■ Collected material

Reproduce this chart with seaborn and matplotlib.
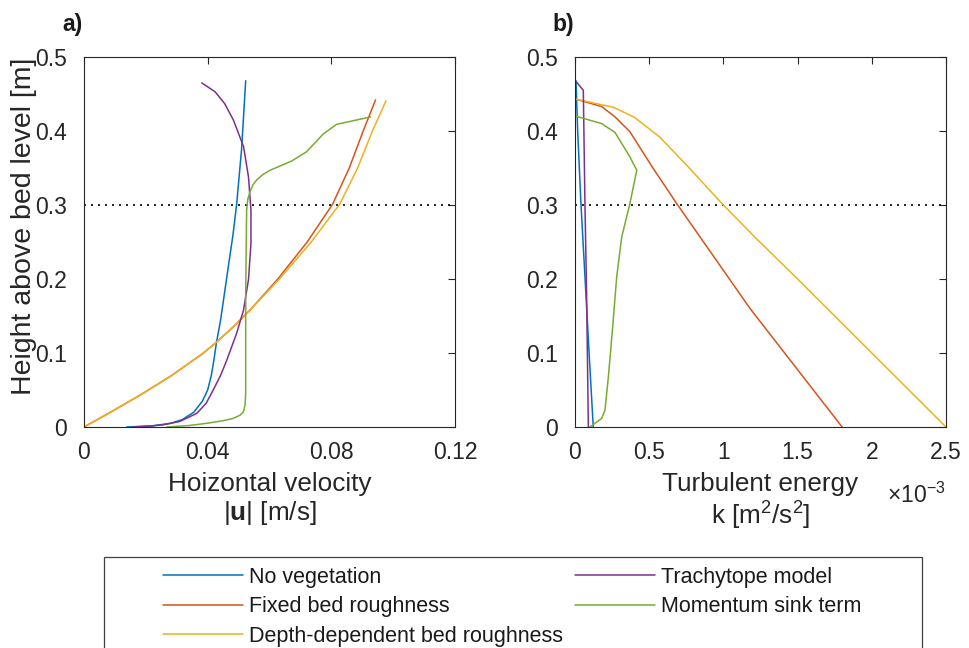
import numpy as np
import pandas as pd
import matplotlib.pyplot as plt
import seaborn as sns
from matplotlib.lines import Line2D
from matplotlib.patches import Rectangle
from matplotlib.ticker import FuncFormatter

# ------------------------------------------------------------
# data
# ------------------------------------------------------------
models = ["No vegetation", "Fixed bed roughness", "Depth-dependent bed roughness",
          "Trachytope model", "Momentum sink term"]
colors = ["#0072BD", "#D95319", "#EDB120", "#7E2F8E", "#77AC30"]

# a) horizontal velocity |u| [m/s] against height above bed [m]
z_a_noveg = [0, 0.0015, 0.005, 0.01, 0.02, 0.035, 0.05, 0.07, 0.09, 0.113, 0.145,
             0.2, 0.26, 0.302, 0.377, 0.468]
u_noveg = [0.0138, 0.0220, 0.0280, 0.0318, 0.0355, 0.0383, 0.0400, 0.0412, 0.0420, 0.0428,
           0.0442, 0.0461, 0.0482, 0.0494, 0.0510, 0.0523]

z_a_fixed = [0, 0.02, 0.0455, 0.07, 0.0996, 0.113, 0.135, 0.158, 0.2, 0.25, 0.301,
             0.35, 0.40, 0.442]
u_fixed = [0, 0.0086, 0.0191, 0.0285, 0.0385, 0.0424, 0.0482, 0.0537, 0.0627, 0.0722, 0.0804,
           0.0858, 0.0903, 0.0943]

z_a_depth = [0, 0.02, 0.0455, 0.07, 0.0996, 0.113, 0.135, 0.158, 0.2, 0.25, 0.301,
             0.35, 0.40, 0.441]
u_depth = [0, 0.0086, 0.0191, 0.0285, 0.0385, 0.0424, 0.0482, 0.0537, 0.0632, 0.0735, 0.0827,
           0.0885, 0.0933, 0.0977]

z_a_trachy = [0, 0.0015, 0.003, 0.0075, 0.0185, 0.032, 0.05, 0.07, 0.0905, 0.127, 0.158,
              0.199, 0.248, 0.293, 0.338, 0.379, 0.415, 0.437, 0.453, 0.465]
u_trachy = [0.016, 0.022, 0.0257, 0.031, 0.0365, 0.0395, 0.0418, 0.0442, 0.0462, 0.0494, 0.0516,
            0.0532, 0.0540, 0.0540, 0.0532, 0.0516, 0.0483, 0.0455, 0.0424, 0.0381]

z_a_sink = [0, 0.002, 0.005, 0.0085, 0.0117, 0.016, 0.0207, 0.03, 0.0455, 0.181, 0.293,
            0.308, 0.318, 0.327, 0.334, 0.341, 0.347, 0.3527, 0.3595, 0.372, 0.396, 0.409, 0.419]
u_sink = [0.0268, 0.0340, 0.0397, 0.0450, 0.0483, 0.0505, 0.0516, 0.0521, 0.0523, 0.0523, 0.0526,
          0.0530, 0.0537, 0.0546, 0.0559, 0.0578, 0.0602, 0.0634, 0.0672, 0.0720, 0.0774,
          0.0817, 0.0927]

# b) turbulent energy k [1e-3 m2/s2] against height above bed [m]
z_b_noveg = [0, 0.1, 0.2, 0.302, 0.4, 0.468]
k_noveg = [0.123, 0.095, 0.068, 0.040, 0.018, 0.0067]

z_b_fixed = [0, 0.08, 0.16, 0.302, 0.35, 0.399, 0.419, 0.433, 0.443]
k_fixed = [1.80, 1.49, 1.18, 0.685, 0.525, 0.37, 0.27, 0.18, 0.0067]

z_b_depth = [0, 0.1, 0.2, 0.257, 0.302, 0.35, 0.392, 0.4185, 0.432, 0.443]
k_depth = [2.5, 2.0, 1.50, 1.21, 0.99, 0.77, 0.57, 0.40, 0.26, 0.0067]

z_b_trachy = [0, 0.181, 0.302, 0.455, 0.467]
k_trachy = [0.090, 0.078, 0.067, 0.056, 0.0067]

z_b_sink = [0, 0.0117, 0.023, 0.068, 0.1355, 0.203, 0.257, 0.302, 0.347, 0.365, 0.398,
            0.41, 0.42]
k_sink = [0.10, 0.18, 0.202, 0.225, 0.254, 0.281, 0.315, 0.37, 0.416, 0.37, 0.27, 0.18, 0.0067]


def to_long(pairs, xname):
    frames = []
    for name, (x, z) in zip(models, pairs):
        frames.append(pd.DataFrame({xname: x, "z": z, "model": name}))
    return pd.concat(frames, ignore_index=True)


df_a = to_long([(u_noveg, z_a_noveg), (u_fixed, z_a_fixed), (u_depth, z_a_depth),
                (u_trachy, z_a_trachy), (u_sink, z_a_sink)], "u")
df_b = to_long([(k_noveg, z_b_noveg), (k_fixed, z_b_fixed), (k_depth, z_b_depth),
                (k_trachy, z_b_trachy), (k_sink, z_b_sink)], "k")

# ------------------------------------------------------------
# style (MATLAB look)
# ------------------------------------------------------------
sns.set_style("white")
plt.rcParams["font.family"] = ["Liberation Sans", "DejaVu Sans"]
plt.rcParams["mathtext.fontset"] = "custom"
plt.rcParams["mathtext.rm"] = "Liberation Sans"
plt.rcParams["mathtext.it"] = "Liberation Sans:italic"
plt.rcParams["mathtext.bf"] = "Liberation Sans:bold"

palette = dict(zip(models, colors))
axc = "0.15"

fig = plt.figure(figsize=(9.7, 6.48), dpi=100)
ax1 = fig.add_axes([84 / 970, 1 - 427 / 648, 371 / 970, 370 / 648])
ax2 = fig.add_axes([575 / 970, 1 - 427 / 648, 371 / 970, 370 / 648])

sns.lineplot(data=df_a, x="u", y="z", hue="model", hue_order=models, palette=palette,
             sort=False, estimator=None, legend=False, lw=1.1, ax=ax1)
sns.lineplot(data=df_b, x="k", y="z", hue="model", hue_order=models, palette=palette,
             sort=False, estimator=None, legend=False, lw=1.1, ax=ax2)

fmt = FuncFormatter(lambda v, p: f"{v:g}")
for ax in (ax1, ax2):
    ax.axhline(0.3, color="k", ls=(0, (1.2, 3.0)), lw=1.2, zorder=1)
    ax.set_ylim(0, 0.5)
    ax.set_yticks(np.arange(0, 0.51, 0.1))
    ax.xaxis.set_major_formatter(fmt)
    ax.yaxis.set_major_formatter(fmt)
    ax.tick_params(direction="in", length=5, width=0.8, top=True, right=True,
                   labelsize=16.5, colors=axc, labelcolor="0.15")
    ax.tick_params(axis="x", pad=10)
    ax.tick_params(axis="y", pad=12)
    for s in ax.spines.values():
        s.set_color(axc)
        s.set_linewidth(0.8)
    ax.set_ylabel("")

ax1.set_xlim(0, 0.12)
ax1.set_xticks([0, 0.04, 0.08, 0.12])
ax2.set_xlim(0, 2.5)
ax2.set_xticks(np.arange(0, 2.51, 0.5))

ax1.set_ylabel("Height above bed level [m]", fontsize=20.5, color="0.15")
ax1.yaxis.set_label_coords(-0.127, 0.543)

ax1.set_xlabel("Hoizontal velocity\n|$\\mathbf{u}$| [m/s]", fontsize=18.8, color="0.15",
               linespacing=1.15)
ax1.xaxis.set_label_coords(0.5, -0.122)
ax2.set_xlabel("Turbulent energy\nk [m$^2$/s$^2$]", fontsize=18.8, color="0.15",
               linespacing=1.15)
ax2.xaxis.set_label_coords(0.5, -0.122)
ax2.text(1.0, -0.205, r"$\times$10$^{-3}$", transform=ax2.transAxes, ha="right",
         va="baseline", fontsize=16.5, color="0.15")

fig.text(83 / 970, 1 - 25 / 648, "a)", ha="right", va="center", fontsize=16.5,
         fontweight="bold", color="0.1")
fig.text(574 / 970, 1 - 25 / 648, "b)", ha="right", va="center", fontsize=16.5,
         fontweight="bold", color="0.1")

# legend: frame drawn as its own box, entries laid out in two columns
handles = [Line2D([], [], color=c, lw=1.1) for c in colors]
fig.legend(handles, models, ncol=2, frameon=False, loc="upper left",
           bbox_to_anchor=(163 / 970, 1 - 567 / 648), borderpad=0, borderaxespad=0,
           fontsize=15.5, handlelength=3.72, handletextpad=0.28, columnspacing=0.56,
           labelspacing=0.39, labelcolor="0.1")
fig.patches.append(Rectangle((104 / 970, -0.02), (922 - 104) / 970, 0.02 + 1 - 557 / 648,
                             transform=fig.transFigure, fill=False, edgecolor="0.25",
                             lw=0.9, figure=fig))

fig.savefig("out.png", dpi=100)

■ Objective
Repeat exactly and only the lines from the start of the data above through the line that holds "from matplotlib.ticker import FuncFormatter", inclusive. Pictures do not belong in the copy.

■ Correct response
Reproduce this chart with seaborn and matplotlib.
import numpy as np
import pandas as pd
import matplotlib.pyplot as plt
import seaborn as sns
from matplotlib.lines import Line2D
from matplotlib.patches import Rectangle
from matplotlib.ticker import FuncFormatter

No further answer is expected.